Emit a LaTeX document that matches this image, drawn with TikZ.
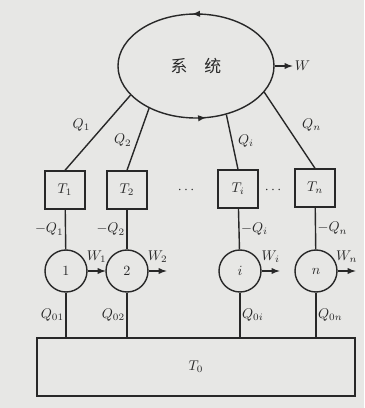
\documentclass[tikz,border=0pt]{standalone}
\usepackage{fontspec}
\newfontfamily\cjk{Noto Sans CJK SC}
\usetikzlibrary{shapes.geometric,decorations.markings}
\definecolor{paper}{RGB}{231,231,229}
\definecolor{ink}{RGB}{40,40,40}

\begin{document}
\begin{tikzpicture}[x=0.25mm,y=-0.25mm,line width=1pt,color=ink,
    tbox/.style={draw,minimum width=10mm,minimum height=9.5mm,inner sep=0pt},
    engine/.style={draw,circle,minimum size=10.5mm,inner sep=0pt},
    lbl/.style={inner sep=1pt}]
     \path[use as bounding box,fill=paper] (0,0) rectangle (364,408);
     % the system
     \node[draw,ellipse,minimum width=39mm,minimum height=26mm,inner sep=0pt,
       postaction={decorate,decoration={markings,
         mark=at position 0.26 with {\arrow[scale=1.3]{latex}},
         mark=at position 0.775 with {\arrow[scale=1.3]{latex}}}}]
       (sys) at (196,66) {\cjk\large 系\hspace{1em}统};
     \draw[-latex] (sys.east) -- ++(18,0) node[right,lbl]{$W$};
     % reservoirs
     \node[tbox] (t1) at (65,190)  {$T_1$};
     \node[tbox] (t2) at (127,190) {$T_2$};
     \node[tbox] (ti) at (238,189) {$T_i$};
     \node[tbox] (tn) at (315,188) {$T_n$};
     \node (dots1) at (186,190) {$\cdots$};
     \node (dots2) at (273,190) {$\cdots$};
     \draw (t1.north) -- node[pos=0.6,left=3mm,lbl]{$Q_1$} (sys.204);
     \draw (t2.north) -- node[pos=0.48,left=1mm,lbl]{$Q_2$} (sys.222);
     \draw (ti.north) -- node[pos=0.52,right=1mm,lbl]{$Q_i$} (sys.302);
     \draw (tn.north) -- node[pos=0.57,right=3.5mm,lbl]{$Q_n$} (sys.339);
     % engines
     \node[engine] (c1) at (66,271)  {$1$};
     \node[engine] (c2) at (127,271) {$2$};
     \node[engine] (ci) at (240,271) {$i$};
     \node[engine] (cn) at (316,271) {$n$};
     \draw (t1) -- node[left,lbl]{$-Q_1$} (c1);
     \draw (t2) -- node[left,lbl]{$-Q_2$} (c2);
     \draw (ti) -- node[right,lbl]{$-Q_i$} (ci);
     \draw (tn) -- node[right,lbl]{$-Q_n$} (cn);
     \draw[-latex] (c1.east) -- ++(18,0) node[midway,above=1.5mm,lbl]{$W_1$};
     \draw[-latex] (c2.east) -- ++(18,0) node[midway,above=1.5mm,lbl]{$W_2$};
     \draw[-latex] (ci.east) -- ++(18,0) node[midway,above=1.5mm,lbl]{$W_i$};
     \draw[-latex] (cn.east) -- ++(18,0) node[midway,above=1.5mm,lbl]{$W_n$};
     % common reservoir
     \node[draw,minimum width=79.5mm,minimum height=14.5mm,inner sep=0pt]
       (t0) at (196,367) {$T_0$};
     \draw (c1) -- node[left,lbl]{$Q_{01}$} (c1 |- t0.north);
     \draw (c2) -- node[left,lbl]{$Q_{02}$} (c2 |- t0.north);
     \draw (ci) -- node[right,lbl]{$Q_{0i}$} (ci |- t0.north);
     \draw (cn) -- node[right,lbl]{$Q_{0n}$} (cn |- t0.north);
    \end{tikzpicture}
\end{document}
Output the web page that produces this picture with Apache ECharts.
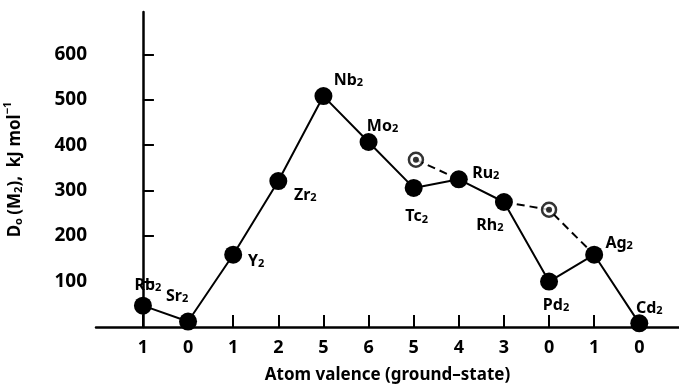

☆ ☆ ☆ ☆ ☆ ☆ ☆

Work instructions. Leave the pictures out and output the rest of the listing exactly.

Task output.
Emit a LaTeX document that matches this image, drawn with TikZ.
\documentclass[tikz,border=0pt]{standalone}
\usepackage{fontspec}
\newfontfamily\cjk{Noto Sans CJK SC}
\usetikzlibrary{shapes.geometric,decorations.markings}
\definecolor{paper}{RGB}{231,231,229}
\definecolor{ink}{RGB}{40,40,40}

\begin{document}
\begin{tikzpicture}[x=0.25mm,y=-0.25mm,line width=1pt,color=ink,
    tbox/.style={draw,minimum width=10mm,minimum height=9.5mm,inner sep=0pt},
    engine/.style={draw,circle,minimum size=10.5mm,inner sep=0pt},
    lbl/.style={inner sep=1pt}]
     \path[use as bounding box,fill=paper] (0,0) rectangle (364,408);
     % the system
     \node[draw,ellipse,minimum width=39mm,minimum height=26mm,inner sep=0pt,
       postaction={decorate,decoration={markings,
         mark=at position 0.26 with {\arrow[scale=1.3]{latex}},
         mark=at position 0.775 with {\arrow[scale=1.3]{latex}}}}]
       (sys) at (196,66) {\cjk\large 系\hspace{1em}统};
     \draw[-latex] (sys.east) -- ++(18,0) node[right,lbl]{$W$};
     % reservoirs
     \node[tbox] (t1) at (65,190)  {$T_1$};
     \node[tbox] (t2) at (127,190) {$T_2$};
     \node[tbox] (ti) at (238,189) {$T_i$};
     \node[tbox] (tn) at (315,188) {$T_n$};
     \node (dots1) at (186,190) {$\cdots$};
     \node (dots2) at (273,190) {$\cdots$};
     \draw (t1.north) -- node[pos=0.6,left=3mm,lbl]{$Q_1$} (sys.204);
     \draw (t2.north) -- node[pos=0.48,left=1mm,lbl]{$Q_2$} (sys.222);
     \draw (ti.north) -- node[pos=0.52,right=1mm,lbl]{$Q_i$} (sys.302);
     \draw (tn.north) -- node[pos=0.57,right=3.5mm,lbl]{$Q_n$} (sys.339);
     % engines
     \node[engine] (c1) at (66,271)  {$1$};
     \node[engine] (c2) at (127,271) {$2$};
     \node[engine] (ci) at (240,271) {$i$};
     \node[engine] (cn) at (316,271) {$n$};
     \draw (t1) -- node[left,lbl]{$-Q_1$} (c1);
     \draw (t2) -- node[left,lbl]{$-Q_2$} (c2);
     \draw (ti) -- node[right,lbl]{$-Q_i$} (ci);
     \draw (tn) -- node[right,lbl]{$-Q_n$} (cn);
     \draw[-latex] (c1.east) -- ++(18,0) node[midway,above=1.5mm,lbl]{$W_1$};
     \draw[-latex] (c2.east) -- ++(18,0) node[midway,above=1.5mm,lbl]{$W_2$};
     \draw[-latex] (ci.east) -- ++(18,0) node[midway,above=1.5mm,lbl]{$W_i$};
     \draw[-latex] (cn.east) -- ++(18,0) node[midway,above=1.5mm,lbl]{$W_n$};
     % common reservoir
     \node[draw,minimum width=79.5mm,minimum height=14.5mm,inner sep=0pt]
       (t0) at (196,367) {$T_0$};
     \draw (c1) -- node[left,lbl]{$Q_{01}$} (c1 |- t0.north);
     \draw (c2) -- node[left,lbl]{$Q_{02}$} (c2 |- t0.north);
     \draw (ci) -- node[right,lbl]{$Q_{0i}$} (ci |- t0.north);
     \draw (cn) -- node[right,lbl]{$Q_{0n}$} (cn |- t0.north);
    \end{tikzpicture}
\end{document}
Output the web page that produces this picture with Apache ECharts.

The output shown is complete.